▸ WORK TO DO: Do not include the pictures; repeat the rest of the data exactly.

★ ★ ★ ★ ★

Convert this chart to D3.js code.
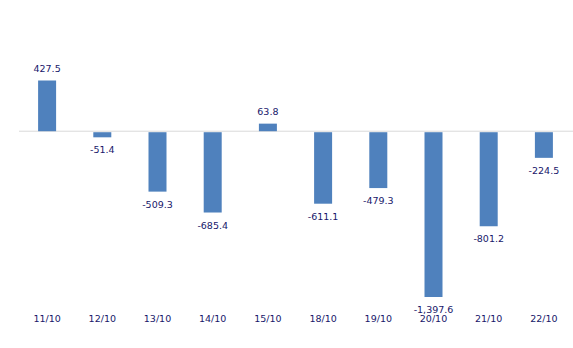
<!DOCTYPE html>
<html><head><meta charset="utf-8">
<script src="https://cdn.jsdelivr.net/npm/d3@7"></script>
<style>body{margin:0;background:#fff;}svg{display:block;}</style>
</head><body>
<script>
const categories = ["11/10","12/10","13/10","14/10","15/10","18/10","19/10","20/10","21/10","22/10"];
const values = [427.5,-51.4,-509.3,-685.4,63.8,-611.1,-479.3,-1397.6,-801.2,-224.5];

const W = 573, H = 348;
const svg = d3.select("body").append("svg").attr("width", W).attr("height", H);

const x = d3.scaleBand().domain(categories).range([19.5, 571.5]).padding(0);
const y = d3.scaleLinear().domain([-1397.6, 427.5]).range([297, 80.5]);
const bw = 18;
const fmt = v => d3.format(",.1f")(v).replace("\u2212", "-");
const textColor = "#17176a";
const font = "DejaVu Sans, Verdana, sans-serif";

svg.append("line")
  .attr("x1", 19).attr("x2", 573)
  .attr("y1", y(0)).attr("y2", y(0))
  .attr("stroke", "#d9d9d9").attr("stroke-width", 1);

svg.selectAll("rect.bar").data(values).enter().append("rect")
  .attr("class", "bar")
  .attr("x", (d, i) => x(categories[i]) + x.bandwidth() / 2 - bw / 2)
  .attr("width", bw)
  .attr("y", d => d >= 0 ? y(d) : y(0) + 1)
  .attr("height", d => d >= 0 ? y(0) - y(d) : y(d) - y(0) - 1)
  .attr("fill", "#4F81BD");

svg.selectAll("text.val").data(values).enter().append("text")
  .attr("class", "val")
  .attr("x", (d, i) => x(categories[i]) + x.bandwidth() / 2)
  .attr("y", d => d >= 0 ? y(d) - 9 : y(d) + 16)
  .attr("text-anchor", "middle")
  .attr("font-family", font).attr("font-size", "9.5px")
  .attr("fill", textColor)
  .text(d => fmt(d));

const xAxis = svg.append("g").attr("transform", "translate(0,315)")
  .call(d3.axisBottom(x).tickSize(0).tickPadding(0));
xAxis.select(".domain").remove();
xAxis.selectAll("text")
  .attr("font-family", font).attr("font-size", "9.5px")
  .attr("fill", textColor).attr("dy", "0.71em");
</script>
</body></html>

★ ★ ★ ★ ★

▸ WRITTEN SOLUTION:
Convert this chart to D3.js code.
<!DOCTYPE html>
<html><head><meta charset="utf-8">
<script src="https://cdn.jsdelivr.net/npm/d3@7"></script>
<style>body{margin:0;background:#fff;}svg{display:block;}</style>
</head><body>
<script>
const categories = ["11/10","12/10","13/10","14/10","15/10","18/10","19/10","20/10","21/10","22/10"];
const values = [427.5,-51.4,-509.3,-685.4,63.8,-611.1,-479.3,-1397.6,-801.2,-224.5];

const W = 573, H = 348;
const svg = d3.select("body").append("svg").attr("width", W).attr("height", H);

const x = d3.scaleBand().domain(categories).range([19.5, 571.5]).padding(0);
const y = d3.scaleLinear().domain([-1397.6, 427.5]).range([297, 80.5]);
const bw = 18;
const fmt = v => d3.format(",.1f")(v).replace("\u2212", "-");
const textColor = "#17176a";
const font = "DejaVu Sans, Verdana, sans-serif";

svg.append("line")
  .attr("x1", 19).attr("x2", 573)
  .attr("y1", y(0)).attr("y2", y(0))
  .attr("stroke", "#d9d9d9").attr("stroke-width", 1);

svg.selectAll("rect.bar").data(values).enter().append("rect")
  .attr("class", "bar")
  .attr("x", (d, i) => x(categories[i]) + x.bandwidth() / 2 - bw / 2)
  .attr("width", bw)
  .attr("y", d => d >= 0 ? y(d) : y(0) + 1)
  .attr("height", d => d >= 0 ? y(0) - y(d) : y(d) - y(0) - 1)
  .attr("fill", "#4F81BD");

svg.selectAll("text.val").data(values).enter().append("text")
  .attr("class", "val")
  .attr("x", (d, i) => x(categories[i]) + x.bandwidth() / 2)
  .attr("y", d => d >= 0 ? y(d) - 9 : y(d) + 16)
  .attr("text-anchor", "middle")
  .attr("font-family", font).attr("font-size", "9.5px")
  .attr("fill", textColor)
  .text(d => fmt(d));

const xAxis = svg.append("g").attr("transform", "translate(0,315)")
  .call(d3.axisBottom(x).tickSize(0).tickPadding(0));
xAxis.select(".domain").remove();
xAxis.selectAll("text")
  .attr("font-family", font).attr("font-size", "9.5px")
  .attr("fill", textColor).attr("dy", "0.71em");
</script>
</body></html>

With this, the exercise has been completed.